If I had my choice of being anything in this world, I'd be a Shakespearean actor, simply because I love standing amid a crowd giving a speech. Of course I've read up on what performances at the Globe were really like. Crowds did not sit catatonically, but were engaged in byplay with the actors they surrounded; the shouts, heckling, shocked reactions and thrown peanuts all part of the show. Literature had teeth in those bygone days.
Five of the original Six members of the ULA, with NYC journalist Annia Ciezadlo in tow, showed up at KGB one Sunday night to give an impromptu performance to let people know what we were about. We were there a grand total of ten or fifteen minutes. It was great fun, one of the highlights of our history as an organization.
That simple "reading crash" illustrated then and for all time the difference between the status quo and what the ULA stands for. What we saw was a crowd of the gentry "appreciating" the most godawful sterile dull "performance" ever witnessed; the polite comfortable affluent people sitting like tame pets as if at a church service-- which for them is exactly what it was. The Vanity Fair editor who was reading has little talent as a writer and ZERO ability as a reader-- staring down mumbling in a monotone her precious story about vacation in France, or something similarly irrelevant and precious. (We were hoping Rick Moody and friends would be there.) There was no life in the room. THIS-- these kind of readings, are exactly what are killing literature in this country because they tell the world there's no life in literature itself-- and there isn't, if it's to be judged by these folks and by their enervated works.

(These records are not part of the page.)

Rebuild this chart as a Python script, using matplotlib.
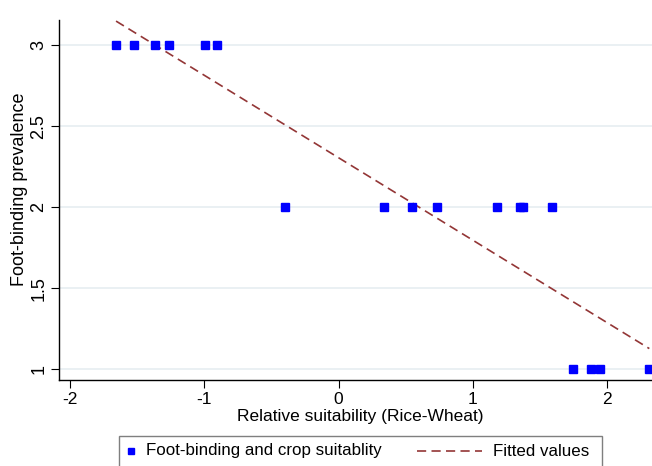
"""Foot-binding prevalence vs relative crop suitability, with OLS fitted line (-> out.png)."""
import numpy as np
import matplotlib
matplotlib.use("Agg")
import matplotlib.pyplot as plt
from matplotlib.lines import Line2D
from matplotlib.patches import Rectangle

plt.rcParams["font.family"] = ["Liberation Sans", "DejaVu Sans"]
plt.rcParams["axes.unicode_minus"] = False

# relative suitability (rice - wheat) and foot-binding prevalence
suit_high = [-1.659, -1.525, -1.366, -1.266, -0.995, -0.908]
suit_mid = [-0.398, 0.338, 0.550, 0.734, 1.181, 1.349, 1.371, 1.587]
suit_low = [1.746, 1.881, 1.948, 2.316]
prev_high = [3] * len(suit_high)
prev_mid = [2] * len(suit_mid)
prev_low = [1] * len(suit_low)

x = np.array(suit_high + suit_mid + suit_low, float)
y = np.array(prev_high + prev_mid + prev_low, float)

xticks = [-2, -1, 0, 1, 2]
yticks = [1, 1.5, 2, 2.5, 3]
ytick_labels = ["1", "1.5", "2", "2.5", "3"]

BLUE = "#0000ff"
FIT = "#933636"
GRID = "#e6eef1"

W, H = 652, 466
fig = plt.figure(figsize=(W / 100, H / 100), dpi=100)
ax = fig.add_axes([59.3 / W, 1 - 380.3 / H, (W - 59.3) / W, (380.3 - 20) / H])

slope, intercept = np.polyfit(x, y, 1)
xs = np.array([x.min(), x.max()])

for t in yticks:
    ax.axhline(t, color=GRID, lw=1.2, zorder=0)
ax.plot(x, y, "s", color=BLUE, ms=5.4, mec=BLUE, zorder=3)
ax.plot(xs, slope * xs + intercept, color=FIT, lw=1.2, dashes=(5.5, 3.2), zorder=2)

ax.set_xlim(-2.082, 2.336)
ax.set_ylim(0.932, 3.156)
ax.set_xticks(xticks)
ax.set_yticks(yticks)
ax.set_yticklabels(ytick_labels, rotation=90, va="center")
ax.tick_params(length=6, width=0.8, color="black")
ax.tick_params(axis="x", labelsize=12.5, pad=2.5)
ax.tick_params(axis="y", labelsize=13, pad=2.5)
for side in ("top", "right"):
    ax.spines[side].set_visible(False)
for side in ("left", "bottom"):
    ax.spines[side].set_linewidth(1.0)
ax.set_xlabel("Relative suitability (Rice-Wheat)", fontsize=12.5, va="center")
ax.set_ylabel("Foot-binding prevalence", fontsize=13, va="center")
ax.xaxis.set_label_coords((360 - 59.3) / (W - 59.3), (380.3 - 416) / 360.3)
ax.yaxis.set_label_coords((19 - 59.3) / (W - 59.3), (380.3 - 189) / 360.3)

# legend box (bottom edge is cut off in the original)
fig.add_artist(Rectangle((119.3 / W, -0.02), (602 - 119.3) / W, (1 - 436 / H) + 0.02,
                         transform=fig.transFigure, fill=False, ec="#7f7f7f", lw=1.0))
ly = 1 - 451 / H
fig.add_artist(Line2D([130.7 / W], [ly], marker="s", color=BLUE, ms=5, ls="none",
                      transform=fig.transFigure))
fig.text(145.5 / W, ly, "Foot-binding and crop suitablity", fontsize=12.2, va="center")
fig.add_artist(Line2D([416.7 / W, 481.7 / W], [ly, ly], color=FIT, lw=1.2, dashes=(5.5, 3.2),
                      transform=fig.transFigure))
fig.text(493 / W, ly, "Fitted values", fontsize=12.2, va="center")

fig.savefig("out.png", dpi=100)
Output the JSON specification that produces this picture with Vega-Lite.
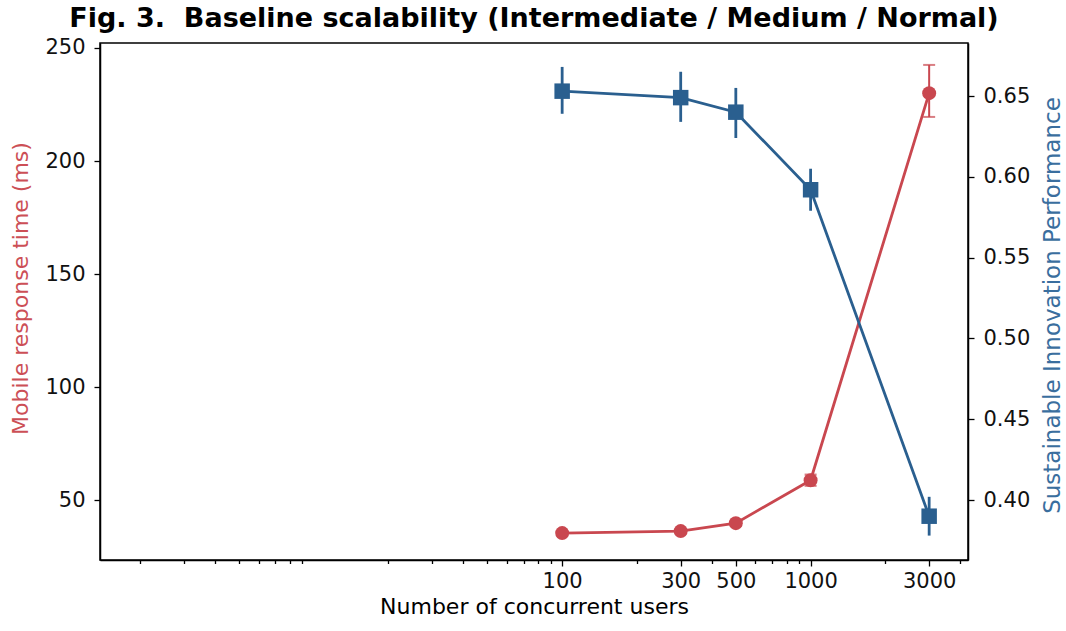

So, we gave a free performance; some brief ULA Theater. For me, it was an opportunity to let my voice out just a trifle-- when Ms. Sterzinger, Mr. Bassett, and Mike Jackman had done their thing and then the balloon popped and the crowd demanded we be removed and I got off my barstool, stood in the center of the room and asked, "Who's going to remove us?" and pointed to pet after pet and said, "You? Or you?"

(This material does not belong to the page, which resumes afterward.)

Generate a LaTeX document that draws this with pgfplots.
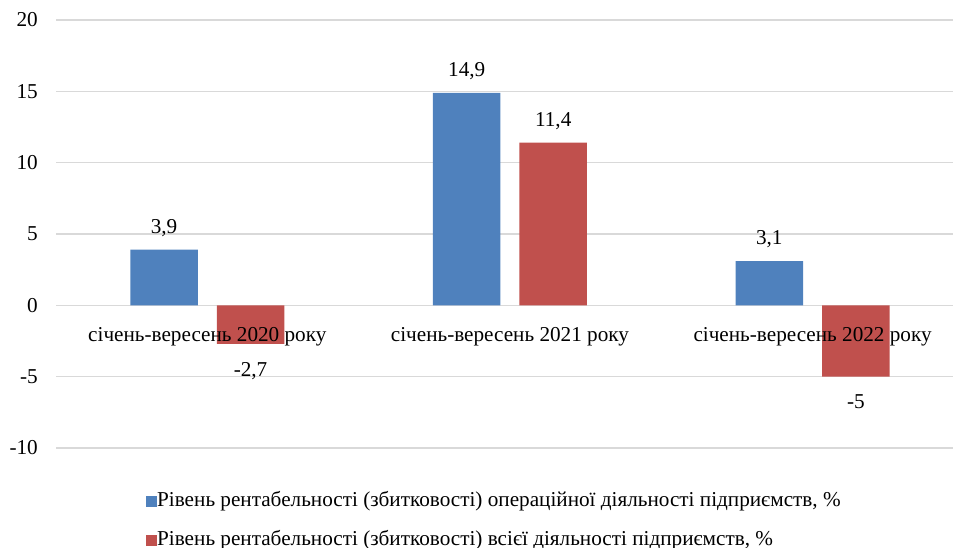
\documentclass[border=0pt]{standalone}
\usepackage{fontspec}
\setmainfont{Liberation Serif}
\usepackage{pgfplots}
\pgfplotsset{compat=1.18}
\definecolor{cblue}{RGB}{79,129,189}
\definecolor{cred}{RGB}{192,80,77}
\definecolor{cgrid}{RGB}{217,217,217}
\pgfplotsset{
  mybase/.style={
    at={(56pt,100pt)}, anchor=south west,
    scale only axis, width=897pt, height=428pt,
    xmin=-0.5, xmax=2.464, ymin=-10, ymax=20,
    axis line style={draw=none},
    major tick length=0pt, tick style={draw=none},
  },
}
\begin{document}
\fontsize{21.2pt}{25pt}\selectfont\rmfamily
\begin{tikzpicture}
\path[use as bounding box] (0,0) rectangle (953pt,548pt);
\begin{axis}[
  mybase,
  ybar=19pt, bar width=0.223,
  ytick={-10,-5,0,5,10,15,20},
  yticklabels={-10,-5,0,5,10,15,20},
  xtick=\empty,
  ymajorgrids, grid style={cgrid, line width=1.3pt},
  yticklabel style={anchor=east, inner sep=0pt, xshift=-18pt},
  point meta=y,
  nodes near coords={\pgfmathprintnumber[use comma, assume math mode=true]{\pgfplotspointmeta}},
  nodes near coords align=vertical,
  every node near coord/.append style={inner xsep=0pt, inner ysep=16pt, text height=16pt, text depth=0pt},
  legend style={at={(axis description cs:0.1003,-0.1028)}, anchor=north west, draw=none, fill=none, inner sep=0pt,
    row sep=20pt, nodes={inner sep=0pt, text height=14pt, text depth=5pt},
    /tikz/every even column/.append style={column sep=4pt}},
  legend cell align=left,
  legend image code/.code={\fill[#1] (0pt,-5.5pt) rectangle (11pt,5.5pt);},
]
\addplot[fill=cblue, draw=none]
  coordinates {(0,3.9) (1,14.9) (2,3.1)};
\addlegendentry{Рівень рентабельності (збитковості) операційної діяльності підприємств, \%}
\addplot[fill=cred, draw=none]
  coordinates {(0,-2.7) (1,11.4) (2,-5)};
\addlegendentry{Рівень рентабельності (збитковості) всієї діяльності підприємств, \%}
\end{axis}
\begin{axis}[
  mybase,
  ytick=\empty,
  xtick={0,1,2},
  xticklabels={січень-вересень 2020 року, січень-вересень 2021 року, січень-вересень 2022 року},
  xticklabel style={anchor=base, inner sep=0pt, yshift=106.3pt},
]
\end{axis}
\end{tikzpicture}
\end{document}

I was the first person out the door and so missed Jackman's impromptu speech, which I heard afterward was pretty good. The rest of the gang came down in stages where I waited outside on the sidewalk; that's when I uncorked my voice full out at the bouncers-- I'm sure it was heard in the room above-- while an Ivy League jock who'd followed us downstairs tried to give Michael the "jock push." Michael just puffed on a cigarette and laughed at him.
Theater, that's all it was. If Ms. E.S. had any ability whatsoever as an entertaining reader she would've waved at us and laughed. Instead, she froze. I've been heckled many times when reading. It's when I'm at my best-- when I can really get into my words. For E.S., it was potentially a learning experience-- and she blew it, maybe because as a talent she blows.
All you saw that evening, Anonymous, was a contrast between genteel posers and the genuine article.
The ULA's evening ended at the International Bar with a couple out-and-out brawls between us. (The early ULA saved all its most intense and violent fights for ourselves.)